### Challenge
All the data should be repeated exactly. Any image in it is left out.
:: Given data ::
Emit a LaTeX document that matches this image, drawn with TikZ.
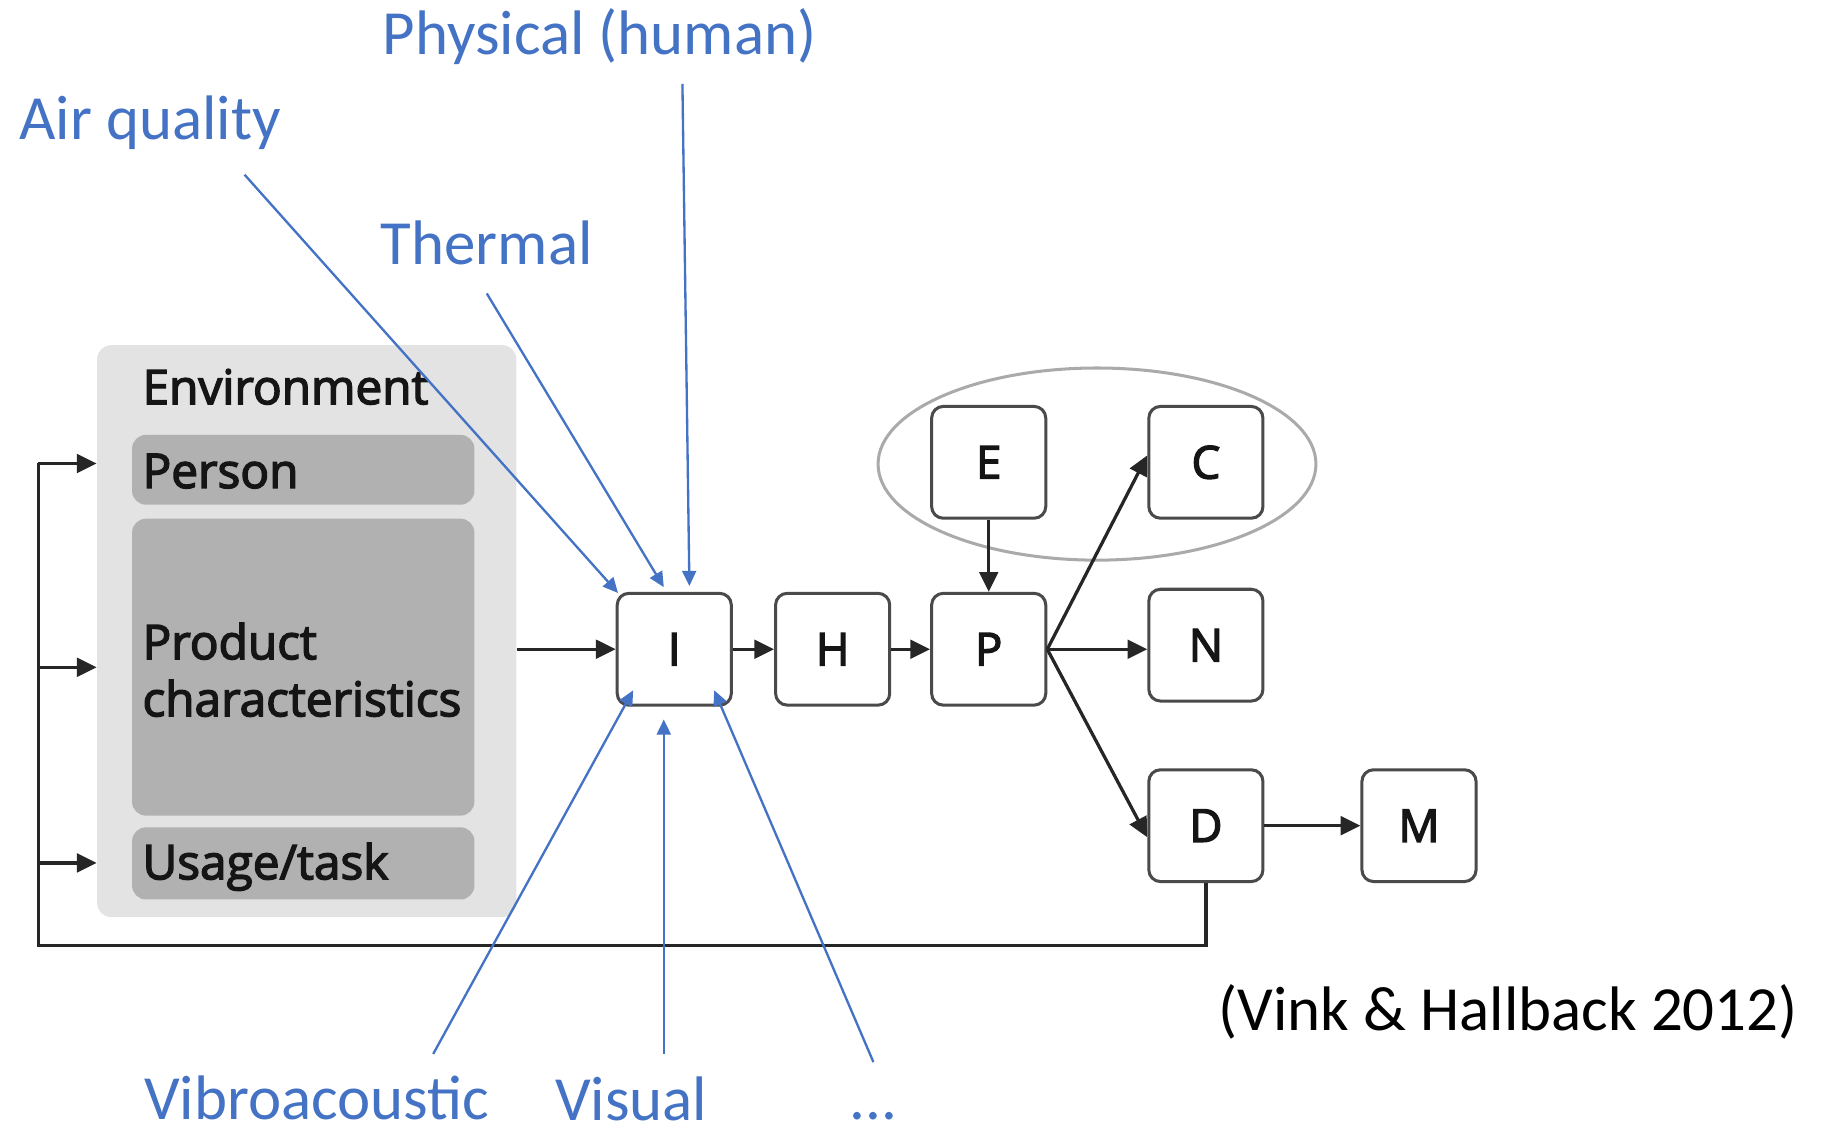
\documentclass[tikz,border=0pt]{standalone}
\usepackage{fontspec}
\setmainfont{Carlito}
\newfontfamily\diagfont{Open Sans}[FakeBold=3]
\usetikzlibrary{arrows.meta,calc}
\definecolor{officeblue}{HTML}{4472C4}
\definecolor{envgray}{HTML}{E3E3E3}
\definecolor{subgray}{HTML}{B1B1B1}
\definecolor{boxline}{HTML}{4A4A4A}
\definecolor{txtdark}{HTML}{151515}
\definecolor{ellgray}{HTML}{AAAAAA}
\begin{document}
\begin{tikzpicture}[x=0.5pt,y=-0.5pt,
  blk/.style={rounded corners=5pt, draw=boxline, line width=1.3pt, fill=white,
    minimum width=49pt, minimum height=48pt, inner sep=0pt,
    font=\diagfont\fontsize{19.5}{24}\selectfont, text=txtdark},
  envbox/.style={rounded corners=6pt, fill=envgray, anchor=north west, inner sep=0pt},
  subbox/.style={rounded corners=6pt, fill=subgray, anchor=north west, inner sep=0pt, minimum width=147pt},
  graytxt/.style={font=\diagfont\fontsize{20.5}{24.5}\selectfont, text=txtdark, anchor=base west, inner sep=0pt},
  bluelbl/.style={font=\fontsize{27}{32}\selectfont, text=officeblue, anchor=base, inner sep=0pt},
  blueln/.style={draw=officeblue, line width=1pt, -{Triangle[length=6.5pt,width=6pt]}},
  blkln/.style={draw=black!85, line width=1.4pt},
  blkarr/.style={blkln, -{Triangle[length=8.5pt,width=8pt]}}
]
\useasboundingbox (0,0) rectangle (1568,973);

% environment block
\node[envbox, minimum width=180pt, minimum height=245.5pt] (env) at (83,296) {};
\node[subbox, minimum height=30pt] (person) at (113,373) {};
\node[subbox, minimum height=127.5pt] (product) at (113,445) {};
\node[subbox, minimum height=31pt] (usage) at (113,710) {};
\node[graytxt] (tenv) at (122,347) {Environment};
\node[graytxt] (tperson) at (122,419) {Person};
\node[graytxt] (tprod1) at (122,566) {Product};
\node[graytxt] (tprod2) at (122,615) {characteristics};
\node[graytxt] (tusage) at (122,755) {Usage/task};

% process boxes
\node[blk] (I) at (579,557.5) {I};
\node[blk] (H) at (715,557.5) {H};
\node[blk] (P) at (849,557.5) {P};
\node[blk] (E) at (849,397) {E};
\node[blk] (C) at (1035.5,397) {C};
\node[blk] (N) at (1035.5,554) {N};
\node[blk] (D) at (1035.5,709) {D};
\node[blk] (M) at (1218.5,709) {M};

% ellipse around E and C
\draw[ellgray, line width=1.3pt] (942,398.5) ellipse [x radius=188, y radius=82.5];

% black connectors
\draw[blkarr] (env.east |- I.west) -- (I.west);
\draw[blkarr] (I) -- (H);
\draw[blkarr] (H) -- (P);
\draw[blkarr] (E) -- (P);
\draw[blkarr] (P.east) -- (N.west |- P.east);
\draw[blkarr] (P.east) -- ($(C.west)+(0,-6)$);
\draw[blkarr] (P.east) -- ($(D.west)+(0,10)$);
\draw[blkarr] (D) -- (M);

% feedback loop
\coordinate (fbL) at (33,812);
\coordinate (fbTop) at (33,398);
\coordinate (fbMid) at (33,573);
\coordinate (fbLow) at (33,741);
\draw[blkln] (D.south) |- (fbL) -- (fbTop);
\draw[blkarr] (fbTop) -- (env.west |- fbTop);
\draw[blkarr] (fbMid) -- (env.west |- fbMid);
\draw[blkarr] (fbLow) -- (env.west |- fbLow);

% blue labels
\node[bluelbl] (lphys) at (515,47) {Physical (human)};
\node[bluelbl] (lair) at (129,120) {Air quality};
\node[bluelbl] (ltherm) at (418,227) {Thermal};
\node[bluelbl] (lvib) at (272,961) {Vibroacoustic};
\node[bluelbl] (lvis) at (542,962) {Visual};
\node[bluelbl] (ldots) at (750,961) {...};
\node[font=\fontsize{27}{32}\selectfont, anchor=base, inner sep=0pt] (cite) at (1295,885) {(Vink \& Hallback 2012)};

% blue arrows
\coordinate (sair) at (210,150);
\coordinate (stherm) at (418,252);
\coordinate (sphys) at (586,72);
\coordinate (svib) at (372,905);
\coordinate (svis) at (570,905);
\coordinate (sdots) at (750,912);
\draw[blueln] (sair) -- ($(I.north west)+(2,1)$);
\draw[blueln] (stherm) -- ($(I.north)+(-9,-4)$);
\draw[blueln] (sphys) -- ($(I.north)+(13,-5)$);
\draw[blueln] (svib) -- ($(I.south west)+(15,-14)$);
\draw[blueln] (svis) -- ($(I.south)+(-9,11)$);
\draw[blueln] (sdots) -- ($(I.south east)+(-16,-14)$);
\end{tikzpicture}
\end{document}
:::
### Answer
Emit a LaTeX document that matches this image, drawn with TikZ.
\documentclass[tikz,border=0pt]{standalone}
\usepackage{fontspec}
\setmainfont{Carlito}
\newfontfamily\diagfont{Open Sans}[FakeBold=3]
\usetikzlibrary{arrows.meta,calc}
\definecolor{officeblue}{HTML}{4472C4}
\definecolor{envgray}{HTML}{E3E3E3}
\definecolor{subgray}{HTML}{B1B1B1}
\definecolor{boxline}{HTML}{4A4A4A}
\definecolor{txtdark}{HTML}{151515}
\definecolor{ellgray}{HTML}{AAAAAA}
\begin{document}
\begin{tikzpicture}[x=0.5pt,y=-0.5pt,
  blk/.style={rounded corners=5pt, draw=boxline, line width=1.3pt, fill=white,
    minimum width=49pt, minimum height=48pt, inner sep=0pt,
    font=\diagfont\fontsize{19.5}{24}\selectfont, text=txtdark},
  envbox/.style={rounded corners=6pt, fill=envgray, anchor=north west, inner sep=0pt},
  subbox/.style={rounded corners=6pt, fill=subgray, anchor=north west, inner sep=0pt, minimum width=147pt},
  graytxt/.style={font=\diagfont\fontsize{20.5}{24.5}\selectfont, text=txtdark, anchor=base west, inner sep=0pt},
  bluelbl/.style={font=\fontsize{27}{32}\selectfont, text=officeblue, anchor=base, inner sep=0pt},
  blueln/.style={draw=officeblue, line width=1pt, -{Triangle[length=6.5pt,width=6pt]}},
  blkln/.style={draw=black!85, line width=1.4pt},
  blkarr/.style={blkln, -{Triangle[length=8.5pt,width=8pt]}}
]
\useasboundingbox (0,0) rectangle (1568,973);

% environment block
\node[envbox, minimum width=180pt, minimum height=245.5pt] (env) at (83,296) {};
\node[subbox, minimum height=30pt] (person) at (113,373) {};
\node[subbox, minimum height=127.5pt] (product) at (113,445) {};
\node[subbox, minimum height=31pt] (usage) at (113,710) {};
\node[graytxt] (tenv) at (122,347) {Environment};
\node[graytxt] (tperson) at (122,419) {Person};
\node[graytxt] (tprod1) at (122,566) {Product};
\node[graytxt] (tprod2) at (122,615) {characteristics};
\node[graytxt] (tusage) at (122,755) {Usage/task};

% process boxes
\node[blk] (I) at (579,557.5) {I};
\node[blk] (H) at (715,557.5) {H};
\node[blk] (P) at (849,557.5) {P};
\node[blk] (E) at (849,397) {E};
\node[blk] (C) at (1035.5,397) {C};
\node[blk] (N) at (1035.5,554) {N};
\node[blk] (D) at (1035.5,709) {D};
\node[blk] (M) at (1218.5,709) {M};

% ellipse around E and C
\draw[ellgray, line width=1.3pt] (942,398.5) ellipse [x radius=188, y radius=82.5];

% black connectors
\draw[blkarr] (env.east |- I.west) -- (I.west);
\draw[blkarr] (I) -- (H);
\draw[blkarr] (H) -- (P);
\draw[blkarr] (E) -- (P);
\draw[blkarr] (P.east) -- (N.west |- P.east);
\draw[blkarr] (P.east) -- ($(C.west)+(0,-6)$);
\draw[blkarr] (P.east) -- ($(D.west)+(0,10)$);
\draw[blkarr] (D) -- (M);

% feedback loop
\coordinate (fbL) at (33,812);
\coordinate (fbTop) at (33,398);
\coordinate (fbMid) at (33,573);
\coordinate (fbLow) at (33,741);
\draw[blkln] (D.south) |- (fbL) -- (fbTop);
\draw[blkarr] (fbTop) -- (env.west |- fbTop);
\draw[blkarr] (fbMid) -- (env.west |- fbMid);
\draw[blkarr] (fbLow) -- (env.west |- fbLow);

% blue labels
\node[bluelbl] (lphys) at (515,47) {Physical (human)};
\node[bluelbl] (lair) at (129,120) {Air quality};
\node[bluelbl] (ltherm) at (418,227) {Thermal};
\node[bluelbl] (lvib) at (272,961) {Vibroacoustic};
\node[bluelbl] (lvis) at (542,962) {Visual};
\node[bluelbl] (ldots) at (750,961) {...};
\node[font=\fontsize{27}{32}\selectfont, anchor=base, inner sep=0pt] (cite) at (1295,885) {(Vink \& Hallback 2012)};

% blue arrows
\coordinate (sair) at (210,150);
\coordinate (stherm) at (418,252);
\coordinate (sphys) at (586,72);
\coordinate (svib) at (372,905);
\coordinate (svis) at (570,905);
\coordinate (sdots) at (750,912);
\draw[blueln] (sair) -- ($(I.north west)+(2,1)$);
\draw[blueln] (stherm) -- ($(I.north)+(-9,-4)$);
\draw[blueln] (sphys) -- ($(I.north)+(13,-5)$);
\draw[blueln] (svib) -- ($(I.south west)+(15,-14)$);
\draw[blueln] (svis) -- ($(I.south)+(-9,11)$);
\draw[blueln] (sdots) -- ($(I.south east)+(-16,-14)$);
\end{tikzpicture}
\end{document}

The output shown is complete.